§ **Exercise**: Each line of the material must be repeated precisely, with the pictures left out.
** Start of Dataset extract **
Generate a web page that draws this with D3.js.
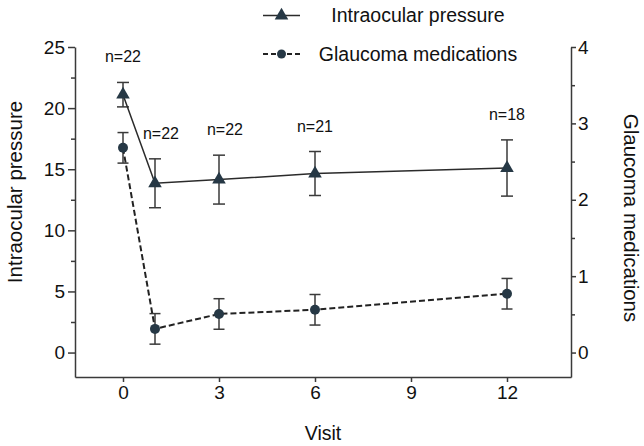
<!DOCTYPE html>
<html><head><meta charset="utf-8">
<script src="https://cdn.jsdelivr.net/npm/d3@7"></script>
<style>
body{margin:0;background:#fff}
svg{display:block;font-family:"Liberation Sans",Arial,Helvetica,sans-serif}
</style></head>
<body><svg id="c" width="644" height="446"></svg>
<script>
const visits = [0, 1, 3, 6, 12];
const iopMean = [21.1, 13.85, 14.15, 14.65, 15.1];
const iopErr = [1.0, 2.0, 2.0, 1.8, 2.3];
const medMean = [2.68, 0.31, 0.505, 0.56, 0.77];
const medErr = [0.2, 0.2, 0.2, 0.2, 0.2];
const nLabels = ["n=22", "n=22", "n=22", "n=21", "n=18"];
const xTicks = [0, 3, 6, 9, 12];
const leftTicks = [0, 5, 10, 15, 20, 25];
const leftMinor = [2.5, 7.5, 12.5, 17.5, 22.5];
const rightTicks = [0, 1, 2, 3, 4];
const rightMinor = [0.5, 1.5, 2.5, 3.5];
const seriesNames = ["Intraocular pressure", "Glaucoma medications"];

const svg = d3.select("#c");
const x = d3.scaleLinear([-1.5, 14], [75, 571]);
const yL = d3.scaleLinear([-2, 25], [377, 47]);
const yR = d3.scaleLinear([-0.32, 4], [377, 47]);
const axisCol = "#3a3a3a", markCol = "#263845", lineCol = "#2b2b2b";

function styleAxis(g){
  g.selectAll("path,line").attr("stroke", axisCol).attr("stroke-width", 1.5);
  g.selectAll("text").attr("fill", "#111").attr("font-size", 19).attr("font-family", "Liberation Sans, Arial, sans-serif");
}
// left axis
svg.append("g").attr("transform", "translate(75,0)")
  .call(d3.axisLeft(yL).tickValues(leftTicks).tickSize(7).tickSizeOuter(0).tickPadding(3).tickFormat(d3.format("d")))
  .call(styleAxis);
svg.append("g").attr("transform", "translate(75,0)")
  .call(d3.axisLeft(yL).tickValues(leftMinor).tickSize(4).tickFormat("").tickSizeOuter(0))
  .call(g => g.select(".domain").remove()).call(styleAxis);
// right axis
svg.append("g").attr("transform", "translate(571,0)")
  .call(d3.axisRight(yR).tickValues(rightTicks).tickSize(5).tickSizeOuter(0).tickPadding(2).tickFormat(d3.format("d")))
  .call(styleAxis);
svg.append("g").attr("transform", "translate(571,0)")
  .call(d3.axisRight(yR).tickValues(rightMinor).tickSize(4).tickFormat("").tickSizeOuter(0))
  .call(g => g.select(".domain").remove()).call(styleAxis);
// x axis
svg.append("g").attr("transform", "translate(0,377)")
  .call(d3.axisBottom(x).tickValues(xTicks).tickSize(5).tickSizeOuter(0).tickPadding(4).tickFormat(d3.format("d")))
  .call(styleAxis);

// axis titles
svg.append("text").attr("x", 323).attr("y", 440).attr("text-anchor", "middle")
  .attr("font-size", 19.5).attr("fill", "#111").text("Visit");
svg.append("text").attr("transform", "translate(22,192) rotate(-90)").attr("text-anchor", "middle")
  .attr("font-size", 20.5).attr("fill", "#111").text("Intraocular pressure");
svg.append("text").attr("transform", "translate(624,218) rotate(90)").attr("text-anchor", "middle")
  .attr("font-size", 20.5).attr("fill", "#111").text("Glaucoma medications");

const iop = visits.map((v, i) => ({v, m: iopMean[i], e: iopErr[i], n: nLabels[i]}));
const med = visits.map((v, i) => ({v, m: medMean[i], e: medErr[i]}));

function errBars(data, y, cap){
  const g = svg.append("g").attr("stroke", "#3a3a3a").attr("stroke-width", 1.5);
  data.forEach(d => {
    const cx = x(d.v);
    g.append("line").attr("x1", cx).attr("x2", cx).attr("y1", y(d.m - d.e)).attr("y2", y(d.m + d.e));
    g.append("line").attr("x1", cx - cap).attr("x2", cx + cap).attr("y1", y(d.m + d.e)).attr("y2", y(d.m + d.e));
    g.append("line").attr("x1", cx - cap).attr("x2", cx + cap).attr("y1", y(d.m - d.e)).attr("y2", y(d.m - d.e));
  });
}
errBars(iop, yL, 6);
errBars(med, yR, 5.5);

svg.append("path").datum(iop).attr("fill", "none").attr("stroke", lineCol).attr("stroke-width", 1.5)
  .attr("d", d3.line().x(d => x(d.v)).y(d => yL(d.m)));
svg.append("path").datum(med).attr("fill", "none").attr("stroke", "#222").attr("stroke-width", 2)
  .attr("stroke-dasharray", "6,3")
  .attr("d", d3.line().x(d => x(d.v)).y(d => yR(d.m)));

const tri = d3.symbol().type(d3.symbolTriangle).size(80);
svg.append("g").selectAll("path").data(iop).join("path")
  .attr("transform", d => `translate(${x(d.v)},${yL(d.m)})`).attr("d", tri).attr("fill", markCol);
svg.append("g").selectAll("circle").data(med).join("circle")
  .attr("cx", d => x(d.v)).attr("cy", d => yR(d.m)).attr("r", 5).attr("fill", markCol);

svg.append("g").selectAll("text").data(iop).join("text")
  .attr("x", d => x(d.v) + (d.v === 1 || d.v === 3 ? 6 : 0)).attr("y", d => yL(d.m + d.e) - 20).attr("text-anchor", "middle")
  .attr("font-size", 16).attr("fill", "#111").text(d => d.n);

// legend
const lg = svg.append("g");
lg.append("line").attr("x1", 263).attr("x2", 300).attr("y1", 15.5).attr("y2", 15.5).attr("stroke", lineCol).attr("stroke-width", 1.5);
lg.append("path").attr("transform", "translate(281.5,15.5)").attr("d", tri).attr("fill", markCol);
lg.append("text").attr("x", 418).attr("y", 22).attr("text-anchor", "middle").attr("font-size", 19.5).attr("fill", "#111").text(seriesNames[0]);
lg.append("line").attr("x1", 263).attr("x2", 300).attr("y1", 54).attr("y2", 54).attr("stroke", "#222").attr("stroke-width", 2).attr("stroke-dasharray", "5,3");
lg.append("circle").attr("cx", 281.5).attr("cy", 54).attr("r", 4.5).attr("fill", markCol);
lg.append("text").attr("x", 418).attr("y", 61).attr("text-anchor", "middle").attr("font-size", 19.5).attr("fill", "#111").text(seriesNames[1]);
</script></body></html>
** End of Dataset extract **
§ **Reply to the task**:
Generate a web page that draws this with D3.js.
<!DOCTYPE html>
<html><head><meta charset="utf-8">
<script src="https://cdn.jsdelivr.net/npm/d3@7"></script>
<style>
body{margin:0;background:#fff}
svg{display:block;font-family:"Liberation Sans",Arial,Helvetica,sans-serif}
</style></head>
<body><svg id="c" width="644" height="446"></svg>
<script>
const visits = [0, 1, 3, 6, 12];
const iopMean = [21.1, 13.85, 14.15, 14.65, 15.1];
const iopErr = [1.0, 2.0, 2.0, 1.8, 2.3];
const medMean = [2.68, 0.31, 0.505, 0.56, 0.77];
const medErr = [0.2, 0.2, 0.2, 0.2, 0.2];
const nLabels = ["n=22", "n=22", "n=22", "n=21", "n=18"];
const xTicks = [0, 3, 6, 9, 12];
const leftTicks = [0, 5, 10, 15, 20, 25];
const leftMinor = [2.5, 7.5, 12.5, 17.5, 22.5];
const rightTicks = [0, 1, 2, 3, 4];
const rightMinor = [0.5, 1.5, 2.5, 3.5];
const seriesNames = ["Intraocular pressure", "Glaucoma medications"];

const svg = d3.select("#c");
const x = d3.scaleLinear([-1.5, 14], [75, 571]);
const yL = d3.scaleLinear([-2, 25], [377, 47]);
const yR = d3.scaleLinear([-0.32, 4], [377, 47]);
const axisCol = "#3a3a3a", markCol = "#263845", lineCol = "#2b2b2b";

function styleAxis(g){
  g.selectAll("path,line").attr("stroke", axisCol).attr("stroke-width", 1.5);
  g.selectAll("text").attr("fill", "#111").attr("font-size", 19).attr("font-family", "Liberation Sans, Arial, sans-serif");
}
// left axis
svg.append("g").attr("transform", "translate(75,0)")
  .call(d3.axisLeft(yL).tickValues(leftTicks).tickSize(7).tickSizeOuter(0).tickPadding(3).tickFormat(d3.format("d")))
  .call(styleAxis);
svg.append("g").attr("transform", "translate(75,0)")
  .call(d3.axisLeft(yL).tickValues(leftMinor).tickSize(4).tickFormat("").tickSizeOuter(0))
  .call(g => g.select(".domain").remove()).call(styleAxis);
// right axis
svg.append("g").attr("transform", "translate(571,0)")
  .call(d3.axisRight(yR).tickValues(rightTicks).tickSize(5).tickSizeOuter(0).tickPadding(2).tickFormat(d3.format("d")))
  .call(styleAxis);
svg.append("g").attr("transform", "translate(571,0)")
  .call(d3.axisRight(yR).tickValues(rightMinor).tickSize(4).tickFormat("").tickSizeOuter(0))
  .call(g => g.select(".domain").remove()).call(styleAxis);
// x axis
svg.append("g").attr("transform", "translate(0,377)")
  .call(d3.axisBottom(x).tickValues(xTicks).tickSize(5).tickSizeOuter(0).tickPadding(4).tickFormat(d3.format("d")))
  .call(styleAxis);

// axis titles
svg.append("text").attr("x", 323).attr("y", 440).attr("text-anchor", "middle")
  .attr("font-size", 19.5).attr("fill", "#111").text("Visit");
svg.append("text").attr("transform", "translate(22,192) rotate(-90)").attr("text-anchor", "middle")
  .attr("font-size", 20.5).attr("fill", "#111").text("Intraocular pressure");
svg.append("text").attr("transform", "translate(624,218) rotate(90)").attr("text-anchor", "middle")
  .attr("font-size", 20.5).attr("fill", "#111").text("Glaucoma medications");

const iop = visits.map((v, i) => ({v, m: iopMean[i], e: iopErr[i], n: nLabels[i]}));
const med = visits.map((v, i) => ({v, m: medMean[i], e: medErr[i]}));

function errBars(data, y, cap){
  const g = svg.append("g").attr("stroke", "#3a3a3a").attr("stroke-width", 1.5);
  data.forEach(d => {
    const cx = x(d.v);
    g.append("line").attr("x1", cx).attr("x2", cx).attr("y1", y(d.m - d.e)).attr("y2", y(d.m + d.e));
    g.append("line").attr("x1", cx - cap).attr("x2", cx + cap).attr("y1", y(d.m + d.e)).attr("y2", y(d.m + d.e));
    g.append("line").attr("x1", cx - cap).attr("x2", cx + cap).attr("y1", y(d.m - d.e)).attr("y2", y(d.m - d.e));
  });
}
errBars(iop, yL, 6);
errBars(med, yR, 5.5);

svg.append("path").datum(iop).attr("fill", "none").attr("stroke", lineCol).attr("stroke-width", 1.5)
  .attr("d", d3.line().x(d => x(d.v)).y(d => yL(d.m)));
svg.append("path").datum(med).attr("fill", "none").attr("stroke", "#222").attr("stroke-width", 2)
  .attr("stroke-dasharray", "6,3")
  .attr("d", d3.line().x(d => x(d.v)).y(d => yR(d.m)));

const tri = d3.symbol().type(d3.symbolTriangle).size(80);
svg.append("g").selectAll("path").data(iop).join("path")
  .attr("transform", d => `translate(${x(d.v)},${yL(d.m)})`).attr("d", tri).attr("fill", markCol);
svg.append("g").selectAll("circle").data(med).join("circle")
  .attr("cx", d => x(d.v)).attr("cy", d => yR(d.m)).attr("r", 5).attr("fill", markCol);

svg.append("g").selectAll("text").data(iop).join("text")
  .attr("x", d => x(d.v) + (d.v === 1 || d.v === 3 ? 6 : 0)).attr("y", d => yL(d.m + d.e) - 20).attr("text-anchor", "middle")
  .attr("font-size", 16).attr("fill", "#111").text(d => d.n);

// legend
const lg = svg.append("g");
lg.append("line").attr("x1", 263).attr("x2", 300).attr("y1", 15.5).attr("y2", 15.5).attr("stroke", lineCol).attr("stroke-width", 1.5);
lg.append("path").attr("transform", "translate(281.5,15.5)").attr("d", tri).attr("fill", markCol);
lg.append("text").attr("x", 418).attr("y", 22).attr("text-anchor", "middle").attr("font-size", 19.5).attr("fill", "#111").text(seriesNames[0]);
lg.append("line").attr("x1", 263).attr("x2", 300).attr("y1", 54).attr("y2", 54).attr("stroke", "#222").attr("stroke-width", 2).attr("stroke-dasharray", "5,3");
lg.append("circle").attr("cx", 281.5).attr("cy", 54).attr("r", 4.5).attr("fill", markCol);
lg.append("text").attr("x", 418).attr("y", 61).attr("text-anchor", "middle").attr("font-size", 19.5).attr("fill", "#111").text(seriesNames[1]);
</script></body></html>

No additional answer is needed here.